Here’s what we know about the growing — and rapidly changing — coronavirus situation in the state:
- Two more presumptive cases, both involving North Jersey males, are being sent to the CDC for final confirmation. This means there are six known cases in the state as of 2 p.m. Sunday;
- Twenty-seven people (from nine counties, including central and south counties) are under investigation — which means they are being tested.
- State officials in health and the governor’s office are constantly evaluating the situation to determine if a public health emergency needs to be declared (one never has been in state history).
So, as workers return to work Monday morning and students return to school, the state is urging caution and precautionary measures, but has not determined when or if it might take a higher step of action.
And while state officials said they have been in continual contact with many business leaders, they do not have any specific suggestions set up other than the guidelines they distributed March 2, which are standard guidelines for preventing the spread of disease.
The possibilities moving forward? That’s where it gets tricky.
A portion of a media conference call to update the situation involved discussion of more drastic preventative measures: Such as closing schools, businesses, public gathering spaces – such as movie theaters — and even NJ Transit trains and buses.
Health commissioner Judith Persichilli, who chairs the task force on coronavirus for Gov. Phil Murphy, as well as Matt Platkin, the governor’s chief counsel, indicated state officials have discussed all options — including a health emergency — but would not speculate on the likelihood of that occurring.
Perischilli said determining what criteria would need to be met was still under discussion. And while the state is investigating cases in nine counties, she said the state does not have what she called a ‘community spread’ or an intensive outbreak in one area.
“Right now, given the dispersion of the (people under investigation), we have sporadic spread,” she said. “We haven’t seen significant community spread in one area where we would say, like Westchester (County, N.Y.), that there’s an outbreak or cluster. We haven’t seen pockets of community spread through the state. When you see pockets of community spread, you have to be more vigilant toward the mitigation strategy and looking at things like school closures, business (closing), mass gatherings, things like that.”
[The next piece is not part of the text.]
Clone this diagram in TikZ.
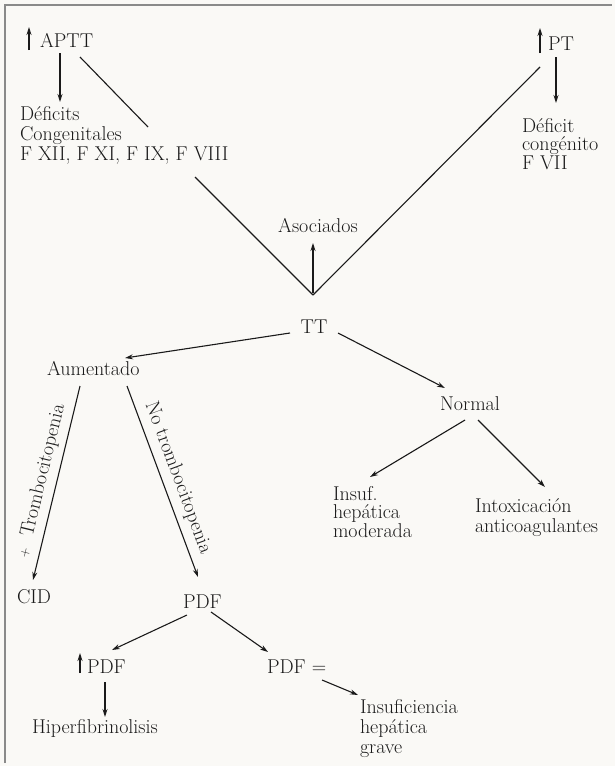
\documentclass[tikz,border=0pt]{standalone}
\usetikzlibrary{arrows.meta}
\definecolor{ink}{HTML}{1A1A1A}
\definecolor{paper}{HTML}{FAF9F6}
\definecolor{frame}{HTML}{8A8A8A}
\begin{document}
\begin{tikzpicture}[x=1pt,y=-1pt,
  every node/.style={inner sep=0pt, outer sep=0pt, text=ink},
  lbl/.style={font=\fontsize{20}{20}\selectfont, anchor=base west},
  blk/.style={font=\fontsize{20}{20}\selectfont, anchor=north west, align=left},
  rot/.style={font=\fontsize{20}{20}\selectfont},
  edge/.style={draw=ink, line width=1.1pt},
  arr/.style={edge, -{Stealth[length=8pt,width=5pt]}},
]
\useasboundingbox[fill=paper] (0,0) rectangle (615,766);
\draw[line width=1.6pt, draw=frame] (5,763) -- (5,5) -- (612,5);

% text nodes
\node[lbl] (aptt) at (40,47) {APTT};
\node[blk] (defl) at (20,106) {Déficits\\Congenitales\\F XII, F XI, F IX, F VIII};
\node[lbl] (pt) at (548,50) {PT};
\node[blk, font=\fontsize{20}{18.5}\selectfont] (defr) at (522,118) {Déficit\\congénito\\F VII};
\node[lbl, anchor=base] (asoc) at (318,232) {Asociados};
\node[lbl, anchor=base] (tt) at (314,333) {TT};
\node[lbl] (aum) at (47,375) {Aumentado};
\node[lbl, anchor=base] (norm) at (470,410) {Normal};
\node[blk, font=\fontsize{20}{18.5}\selectfont] (insm) at (333,486) {Insuf.\\hepática\\moderada};
\node[blk] (intox) at (475,499) {Intoxicación\\anticoagulantes};
\node[lbl] (cid) at (17,603) {CID};
\node[lbl] (pdf) at (183,608) {PDF};
\node[lbl] (pdfup) at (87,673) {PDF};
\node[lbl] (pdfeq) at (267,673) {PDF =};
\node[lbl] (hiper) at (32,733) {Hiperfibrinolisis};
\node[blk] (insg) at (360,699) {Insuficiencia\\hepática\\grave};

\node[rot, rotate=76.4] (tromb) at (41,481) {{\fontsize{13}{13}\selectfont +}\ \ Trombocitopenia};
\node[rot, rotate=-69.6] (notromb) at (178,478) {No trombocitopenia};

% connector end points
\coordinate (apttU1) at (29,50);   \coordinate (apttU2) at (29,27);
\coordinate (apttD1) at (60,53);   \coordinate (apttD2) at (60,102);
\coordinate (apttL1) at (80,57);   \coordinate (apttL2) at (148,127);
\coordinate (apttL3) at (195,177);
\coordinate (vtx) at (313,295);
\coordinate (ptU1) at (540,53);    \coordinate (ptU2) at (540,28);
\coordinate (ptD1) at (556,57);    \coordinate (ptD2) at (556,103);
\coordinate (ptL1) at (540,67);
\coordinate (asocA) at (313,293);  \coordinate (asocB) at (313,243);
\coordinate (ttL) at (290,333);    \coordinate (aumT) at (125,358);
\coordinate (ttR) at (338,333);    \coordinate (normT) at (445,388);
\coordinate (normL) at (465,420);  \coordinate (insmT) at (370,477);
\coordinate (normR) at (478,420);  \coordinate (intoxT) at (545,487);
\coordinate (aumL) at (80,386);    \coordinate (cidT) at (33,580);
\coordinate (aumR) at (127,386);   \coordinate (pdfT) at (198,577);
\coordinate (pdfL) at (187,615);   \coordinate (pdfupT) at (112,650);
\coordinate (pdfR) at (211,612);   \coordinate (pdfeqT) at (268,652);
\coordinate (pdfupA1) at (80,673); \coordinate (pdfupA2) at (80,653);
\coordinate (pdfupB) at (105,682); \coordinate (hiperT) at (105,717);
\coordinate (pdfeqB) at (322,680); \coordinate (insgT) at (358,695);

% connectors
\draw[arr] (apttU1) -- (apttU2);
\draw[arr] (apttD1) -- (apttD2);
\draw[edge] (apttL1) -- (apttL2);
\draw[edge] (apttL3) -- (vtx);
\draw[arr] (ptU1) -- (ptU2);
\draw[arr] (ptD1) -- (ptD2);
\draw[edge] (ptL1) -- (vtx);
\draw[arr] (asocA) -- (asocB);
\draw[arr] (ttL) -- (aumT);
\draw[arr] (ttR) -- (normT);
\draw[arr] (normL) -- (insmT);
\draw[arr] (normR) -- (intoxT);
\draw[arr] (aumL) -- (cidT);
\draw[arr] (aumR) -- (pdfT);
\draw[arr] (pdfL) -- (pdfupT);
\draw[arr] (pdfR) -- (pdfeqT);
\draw[arr] (pdfupA1) -- (pdfupA2);
\draw[arr] (pdfupB) -- (hiperT);
\draw[arr] (pdfeqB) -- (insgT);
\end{tikzpicture}
\end{document}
Perischilli added community spread is not essential for her group to ask for a health emergency. In fact, she said the examples of it throughout the state could be a sign that more restrictions are needed, too.
“Community spread is just one criteria we would use, but there’s others,” she said. “The reason for me to share where we are seeing persons under investigation – from North Jersey to South Jersey — starts getting us thinking that there will be more, and it will be throughout the whole state. We might not see one community spread, but we might see so much activity within the state that it is another criteria that we would use.
“We have discussed, do we take a more aggressive (approach) when it’s in 21 counties out of 21 or when it’s in half or three-quarters of the counties? There are no hard and fast rules. But epidemiologists would tell us that they will know when it’s time to move to the next phase of this particular situation because things follow a regular path.”
As of Sunday afternoon, 27 patients were being investigated for coronavirus in nine counties: Bergen (9), Camden (1), Cumberland (3), Essex (4), Hunterdon (2), Middlesex (2), Monmouth (4), Sussex (1) and Union (3).
The two latest presumptive positives include a male, 70, from Teaneck, who is being treated at St. Joseph’s Health in Paterson, and a male, 32, from Hudson County who is being treated at Hackensack University Medical Center.
Platkin said declaring a health emergency may not be needed simply because the governor already may have the power he needs to handle the situation.
“It’s important to remember that a state of emergency is not necessary in many instances to take the preemptive actions (being) talking about,” Platkin said. “Every state has its own unique set of laws with respect to emergency powers and authority the health commissioner (and) the governor has. And we’ve obviously been using broad powers to date, starting with the governor standing up the task force over a month ago, to take the very preventative actions (being) talking about. And with respect specifically to schools, we don’t need a state of emergency for schools to close.”
Platkin said a declaration may only come if needed.
“The real question is, when do we need that authority to do things that we can’t currently do?” he said. “That hasn’t been the case yet. It’s obviously in active discussion, and soon as it is the case, the governor will take action.”
Leaders of business groups around the state said they — like everyone else — are monitoring the situation and are referring members to the governor’s recommendations.
Christina Renna, the head of the Chamber of Commerce of South Jersey, said her group is letting the governor’s office take the lead.
“We’ve been hesitant to put out individual guidance and instead are allowing the administration to dictate how best to direct our members,” she said. “If the state gives guidance that we need to encourage members to work from home than we plan to mirror that messaging, but as of the last call that is still not the case.
“I think the state is doing a good job of keeping everyone informed.”